* [Goal]:
Transcribe the full listing exactly, and drop every picture.

* [Material provided]:
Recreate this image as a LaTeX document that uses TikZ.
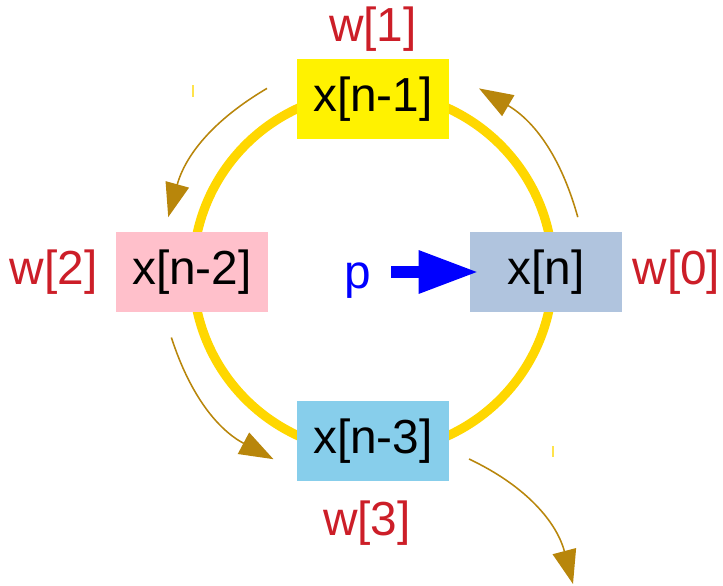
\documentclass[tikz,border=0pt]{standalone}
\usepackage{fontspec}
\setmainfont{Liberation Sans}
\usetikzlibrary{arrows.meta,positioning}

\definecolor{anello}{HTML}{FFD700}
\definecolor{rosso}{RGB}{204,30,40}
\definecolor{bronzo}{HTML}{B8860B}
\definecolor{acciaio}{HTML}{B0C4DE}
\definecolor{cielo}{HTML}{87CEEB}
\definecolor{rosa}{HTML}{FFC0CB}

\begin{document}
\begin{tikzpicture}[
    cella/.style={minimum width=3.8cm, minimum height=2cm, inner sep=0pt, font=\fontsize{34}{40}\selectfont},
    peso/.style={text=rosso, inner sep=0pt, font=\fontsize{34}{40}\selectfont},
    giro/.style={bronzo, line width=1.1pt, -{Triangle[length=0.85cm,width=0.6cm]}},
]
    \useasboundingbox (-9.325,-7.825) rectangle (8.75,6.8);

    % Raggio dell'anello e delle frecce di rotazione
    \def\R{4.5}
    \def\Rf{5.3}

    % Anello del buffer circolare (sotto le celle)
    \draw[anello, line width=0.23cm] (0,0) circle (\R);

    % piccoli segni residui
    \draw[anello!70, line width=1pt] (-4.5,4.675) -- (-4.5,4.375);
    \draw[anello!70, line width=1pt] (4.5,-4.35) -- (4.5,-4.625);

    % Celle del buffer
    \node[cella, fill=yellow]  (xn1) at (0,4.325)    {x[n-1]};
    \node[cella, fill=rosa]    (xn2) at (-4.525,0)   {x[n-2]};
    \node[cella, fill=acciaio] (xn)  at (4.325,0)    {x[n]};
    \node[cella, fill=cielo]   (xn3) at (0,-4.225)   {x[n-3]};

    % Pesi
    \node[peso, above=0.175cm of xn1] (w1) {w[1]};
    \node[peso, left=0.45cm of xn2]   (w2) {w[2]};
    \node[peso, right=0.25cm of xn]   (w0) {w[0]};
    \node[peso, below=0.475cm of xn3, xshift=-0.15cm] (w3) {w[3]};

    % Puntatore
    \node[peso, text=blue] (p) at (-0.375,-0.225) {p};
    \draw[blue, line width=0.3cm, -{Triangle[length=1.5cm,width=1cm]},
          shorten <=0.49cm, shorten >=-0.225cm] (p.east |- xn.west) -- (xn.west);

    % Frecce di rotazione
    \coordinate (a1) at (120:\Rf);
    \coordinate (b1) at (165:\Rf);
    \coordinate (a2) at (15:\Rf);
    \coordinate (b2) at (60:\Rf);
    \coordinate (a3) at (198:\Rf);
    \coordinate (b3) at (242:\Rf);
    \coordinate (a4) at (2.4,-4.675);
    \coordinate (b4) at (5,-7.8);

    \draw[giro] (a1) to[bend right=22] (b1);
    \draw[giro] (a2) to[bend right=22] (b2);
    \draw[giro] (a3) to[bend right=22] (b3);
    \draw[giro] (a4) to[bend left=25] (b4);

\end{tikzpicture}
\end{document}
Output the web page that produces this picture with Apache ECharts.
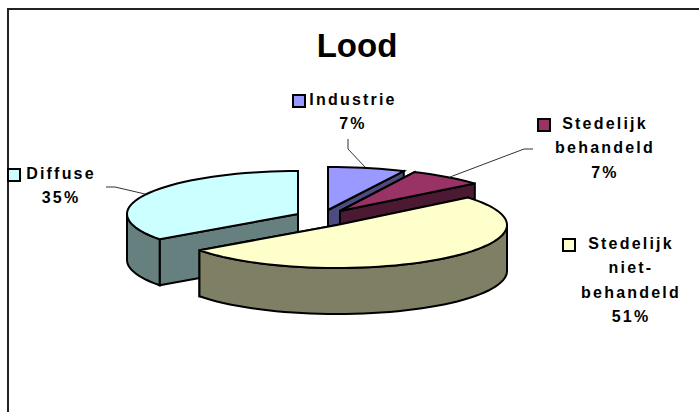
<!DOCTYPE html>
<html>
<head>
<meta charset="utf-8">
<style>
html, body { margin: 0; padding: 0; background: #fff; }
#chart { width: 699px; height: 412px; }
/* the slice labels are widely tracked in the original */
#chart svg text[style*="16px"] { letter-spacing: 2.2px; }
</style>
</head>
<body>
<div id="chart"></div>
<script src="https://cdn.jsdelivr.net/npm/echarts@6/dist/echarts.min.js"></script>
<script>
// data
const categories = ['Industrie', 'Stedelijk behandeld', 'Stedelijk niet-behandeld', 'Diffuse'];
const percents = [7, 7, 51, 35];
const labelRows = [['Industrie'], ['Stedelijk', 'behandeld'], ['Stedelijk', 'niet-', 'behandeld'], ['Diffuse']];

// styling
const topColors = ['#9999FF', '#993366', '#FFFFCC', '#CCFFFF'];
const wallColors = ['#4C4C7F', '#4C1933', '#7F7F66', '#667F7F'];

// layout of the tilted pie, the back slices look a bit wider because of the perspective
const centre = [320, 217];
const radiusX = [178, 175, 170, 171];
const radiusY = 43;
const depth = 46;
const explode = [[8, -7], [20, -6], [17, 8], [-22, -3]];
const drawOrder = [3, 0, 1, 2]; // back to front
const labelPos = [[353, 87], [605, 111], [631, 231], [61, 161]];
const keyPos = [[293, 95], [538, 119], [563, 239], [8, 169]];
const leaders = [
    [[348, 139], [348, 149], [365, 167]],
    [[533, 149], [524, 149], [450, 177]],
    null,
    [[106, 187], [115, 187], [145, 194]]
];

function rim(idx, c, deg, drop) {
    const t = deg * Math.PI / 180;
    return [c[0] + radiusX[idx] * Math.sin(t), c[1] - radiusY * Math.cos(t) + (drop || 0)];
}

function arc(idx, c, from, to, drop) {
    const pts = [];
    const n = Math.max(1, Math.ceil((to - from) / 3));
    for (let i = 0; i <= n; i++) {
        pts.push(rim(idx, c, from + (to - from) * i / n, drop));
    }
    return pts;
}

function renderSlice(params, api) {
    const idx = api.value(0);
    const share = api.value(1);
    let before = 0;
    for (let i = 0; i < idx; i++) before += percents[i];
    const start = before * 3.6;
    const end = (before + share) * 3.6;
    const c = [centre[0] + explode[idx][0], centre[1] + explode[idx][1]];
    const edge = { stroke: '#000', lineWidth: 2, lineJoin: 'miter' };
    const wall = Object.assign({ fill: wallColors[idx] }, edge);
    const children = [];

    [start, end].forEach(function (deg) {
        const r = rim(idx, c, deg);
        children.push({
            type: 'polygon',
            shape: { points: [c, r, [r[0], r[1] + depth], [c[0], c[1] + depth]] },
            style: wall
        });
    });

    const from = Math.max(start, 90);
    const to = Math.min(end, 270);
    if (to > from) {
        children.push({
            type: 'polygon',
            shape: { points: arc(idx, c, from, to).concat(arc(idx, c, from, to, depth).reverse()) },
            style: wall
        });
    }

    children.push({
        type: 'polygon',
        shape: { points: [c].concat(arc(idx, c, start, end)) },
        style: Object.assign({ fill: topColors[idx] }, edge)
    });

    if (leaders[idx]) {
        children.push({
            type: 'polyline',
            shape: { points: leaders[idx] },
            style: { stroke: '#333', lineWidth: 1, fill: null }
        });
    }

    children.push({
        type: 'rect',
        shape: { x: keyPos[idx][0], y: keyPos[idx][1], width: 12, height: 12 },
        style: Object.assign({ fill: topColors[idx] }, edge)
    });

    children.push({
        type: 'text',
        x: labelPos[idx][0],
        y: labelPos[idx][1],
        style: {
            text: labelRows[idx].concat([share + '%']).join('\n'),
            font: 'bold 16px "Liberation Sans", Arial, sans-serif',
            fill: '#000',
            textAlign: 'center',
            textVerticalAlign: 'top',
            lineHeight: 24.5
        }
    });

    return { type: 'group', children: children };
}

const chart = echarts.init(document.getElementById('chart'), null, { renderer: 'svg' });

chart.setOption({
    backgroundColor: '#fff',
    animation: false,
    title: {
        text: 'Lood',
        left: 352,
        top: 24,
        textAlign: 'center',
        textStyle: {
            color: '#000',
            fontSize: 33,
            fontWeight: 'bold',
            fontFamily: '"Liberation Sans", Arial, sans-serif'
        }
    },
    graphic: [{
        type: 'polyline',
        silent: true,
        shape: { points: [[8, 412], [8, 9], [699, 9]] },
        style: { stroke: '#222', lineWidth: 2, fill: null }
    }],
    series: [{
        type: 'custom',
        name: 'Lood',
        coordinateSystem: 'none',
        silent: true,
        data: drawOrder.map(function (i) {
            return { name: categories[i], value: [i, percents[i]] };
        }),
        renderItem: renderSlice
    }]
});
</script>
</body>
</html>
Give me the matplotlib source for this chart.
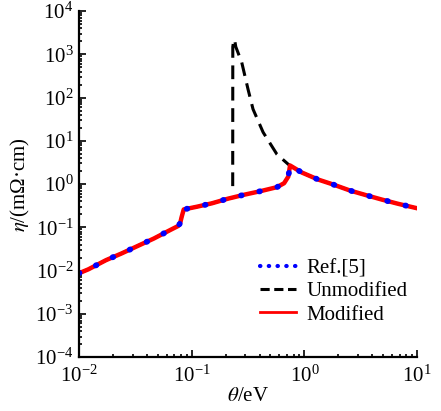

* [Reply]:
Recreate this image as a LaTeX document that uses TikZ.
\documentclass[tikz,border=0pt]{standalone}
\usepackage{fontspec}
\setmainfont{Liberation Sans}
\usetikzlibrary{arrows.meta,positioning}

\definecolor{anello}{HTML}{FFD700}
\definecolor{rosso}{RGB}{204,30,40}
\definecolor{bronzo}{HTML}{B8860B}
\definecolor{acciaio}{HTML}{B0C4DE}
\definecolor{cielo}{HTML}{87CEEB}
\definecolor{rosa}{HTML}{FFC0CB}

\begin{document}
\begin{tikzpicture}[
    cella/.style={minimum width=3.8cm, minimum height=2cm, inner sep=0pt, font=\fontsize{34}{40}\selectfont},
    peso/.style={text=rosso, inner sep=0pt, font=\fontsize{34}{40}\selectfont},
    giro/.style={bronzo, line width=1.1pt, -{Triangle[length=0.85cm,width=0.6cm]}},
]
    \useasboundingbox (-9.325,-7.825) rectangle (8.75,6.8);

    % Raggio dell'anello e delle frecce di rotazione
    \def\R{4.5}
    \def\Rf{5.3}

    % Anello del buffer circolare (sotto le celle)
    \draw[anello, line width=0.23cm] (0,0) circle (\R);

    % piccoli segni residui
    \draw[anello!70, line width=1pt] (-4.5,4.675) -- (-4.5,4.375);
    \draw[anello!70, line width=1pt] (4.5,-4.35) -- (4.5,-4.625);

    % Celle del buffer
    \node[cella, fill=yellow]  (xn1) at (0,4.325)    {x[n-1]};
    \node[cella, fill=rosa]    (xn2) at (-4.525,0)   {x[n-2]};
    \node[cella, fill=acciaio] (xn)  at (4.325,0)    {x[n]};
    \node[cella, fill=cielo]   (xn3) at (0,-4.225)   {x[n-3]};

    % Pesi
    \node[peso, above=0.175cm of xn1] (w1) {w[1]};
    \node[peso, left=0.45cm of xn2]   (w2) {w[2]};
    \node[peso, right=0.25cm of xn]   (w0) {w[0]};
    \node[peso, below=0.475cm of xn3, xshift=-0.15cm] (w3) {w[3]};

    % Puntatore
    \node[peso, text=blue] (p) at (-0.375,-0.225) {p};
    \draw[blue, line width=0.3cm, -{Triangle[length=1.5cm,width=1cm]},
          shorten <=0.49cm, shorten >=-0.225cm] (p.east |- xn.west) -- (xn.west);

    % Frecce di rotazione
    \coordinate (a1) at (120:\Rf);
    \coordinate (b1) at (165:\Rf);
    \coordinate (a2) at (15:\Rf);
    \coordinate (b2) at (60:\Rf);
    \coordinate (a3) at (198:\Rf);
    \coordinate (b3) at (242:\Rf);
    \coordinate (a4) at (2.4,-4.675);
    \coordinate (b4) at (5,-7.8);

    \draw[giro] (a1) to[bend right=22] (b1);
    \draw[giro] (a2) to[bend right=22] (b2);
    \draw[giro] (a3) to[bend right=22] (b3);
    \draw[giro] (a4) to[bend left=25] (b4);

\end{tikzpicture}
\end{document}
Output the web page that produces this picture with Apache ECharts.
<!DOCTYPE html>
<html>
<head>
<meta charset="utf-8">
<style>
html, body { margin: 0; padding: 0; background: #fff; }
#chart { width: 699px; height: 412px; }
/* the slice labels are widely tracked in the original */
#chart svg text[style*="16px"] { letter-spacing: 2.2px; }
</style>
</head>
<body>
<div id="chart"></div>
<script src="https://cdn.jsdelivr.net/npm/echarts@6/dist/echarts.min.js"></script>
<script>
// data
const categories = ['Industrie', 'Stedelijk behandeld', 'Stedelijk niet-behandeld', 'Diffuse'];
const percents = [7, 7, 51, 35];
const labelRows = [['Industrie'], ['Stedelijk', 'behandeld'], ['Stedelijk', 'niet-', 'behandeld'], ['Diffuse']];

// styling
const topColors = ['#9999FF', '#993366', '#FFFFCC', '#CCFFFF'];
const wallColors = ['#4C4C7F', '#4C1933', '#7F7F66', '#667F7F'];

// layout of the tilted pie, the back slices look a bit wider because of the perspective
const centre = [320, 217];
const radiusX = [178, 175, 170, 171];
const radiusY = 43;
const depth = 46;
const explode = [[8, -7], [20, -6], [17, 8], [-22, -3]];
const drawOrder = [3, 0, 1, 2]; // back to front
const labelPos = [[353, 87], [605, 111], [631, 231], [61, 161]];
const keyPos = [[293, 95], [538, 119], [563, 239], [8, 169]];
const leaders = [
    [[348, 139], [348, 149], [365, 167]],
    [[533, 149], [524, 149], [450, 177]],
    null,
    [[106, 187], [115, 187], [145, 194]]
];

function rim(idx, c, deg, drop) {
    const t = deg * Math.PI / 180;
    return [c[0] + radiusX[idx] * Math.sin(t), c[1] - radiusY * Math.cos(t) + (drop || 0)];
}

function arc(idx, c, from, to, drop) {
    const pts = [];
    const n = Math.max(1, Math.ceil((to - from) / 3));
    for (let i = 0; i <= n; i++) {
        pts.push(rim(idx, c, from + (to - from) * i / n, drop));
    }
    return pts;
}

function renderSlice(params, api) {
    const idx = api.value(0);
    const share = api.value(1);
    let before = 0;
    for (let i = 0; i < idx; i++) before += percents[i];
    const start = before * 3.6;
    const end = (before + share) * 3.6;
    const c = [centre[0] + explode[idx][0], centre[1] + explode[idx][1]];
    const edge = { stroke: '#000', lineWidth: 2, lineJoin: 'miter' };
    const wall = Object.assign({ fill: wallColors[idx] }, edge);
    const children = [];

    [start, end].forEach(function (deg) {
        const r = rim(idx, c, deg);
        children.push({
            type: 'polygon',
            shape: { points: [c, r, [r[0], r[1] + depth], [c[0], c[1] + depth]] },
            style: wall
        });
    });

    const from = Math.max(start, 90);
    const to = Math.min(end, 270);
    if (to > from) {
        children.push({
            type: 'polygon',
            shape: { points: arc(idx, c, from, to).concat(arc(idx, c, from, to, depth).reverse()) },
            style: wall
        });
    }

    children.push({
        type: 'polygon',
        shape: { points: [c].concat(arc(idx, c, start, end)) },
        style: Object.assign({ fill: topColors[idx] }, edge)
    });

    if (leaders[idx]) {
        children.push({
            type: 'polyline',
            shape: { points: leaders[idx] },
            style: { stroke: '#333', lineWidth: 1, fill: null }
        });
    }

    children.push({
        type: 'rect',
        shape: { x: keyPos[idx][0], y: keyPos[idx][1], width: 12, height: 12 },
        style: Object.assign({ fill: topColors[idx] }, edge)
    });

    children.push({
        type: 'text',
        x: labelPos[idx][0],
        y: labelPos[idx][1],
        style: {
            text: labelRows[idx].concat([share + '%']).join('\n'),
            font: 'bold 16px "Liberation Sans", Arial, sans-serif',
            fill: '#000',
            textAlign: 'center',
            textVerticalAlign: 'top',
            lineHeight: 24.5
        }
    });

    return { type: 'group', children: children };
}

const chart = echarts.init(document.getElementById('chart'), null, { renderer: 'svg' });

chart.setOption({
    backgroundColor: '#fff',
    animation: false,
    title: {
        text: 'Lood',
        left: 352,
        top: 24,
        textAlign: 'center',
        textStyle: {
            color: '#000',
            fontSize: 33,
            fontWeight: 'bold',
            fontFamily: '"Liberation Sans", Arial, sans-serif'
        }
    },
    graphic: [{
        type: 'polyline',
        silent: true,
        shape: { points: [[8, 412], [8, 9], [699, 9]] },
        style: { stroke: '#222', lineWidth: 2, fill: null }
    }],
    series: [{
        type: 'custom',
        name: 'Lood',
        coordinateSystem: 'none',
        silent: true,
        data: drawOrder.map(function (i) {
            return { name: categories[i], value: [i, percents[i]] };
        }),
        renderItem: renderSlice
    }]
});
</script>
</body>
</html>
Give me the matplotlib source for this chart.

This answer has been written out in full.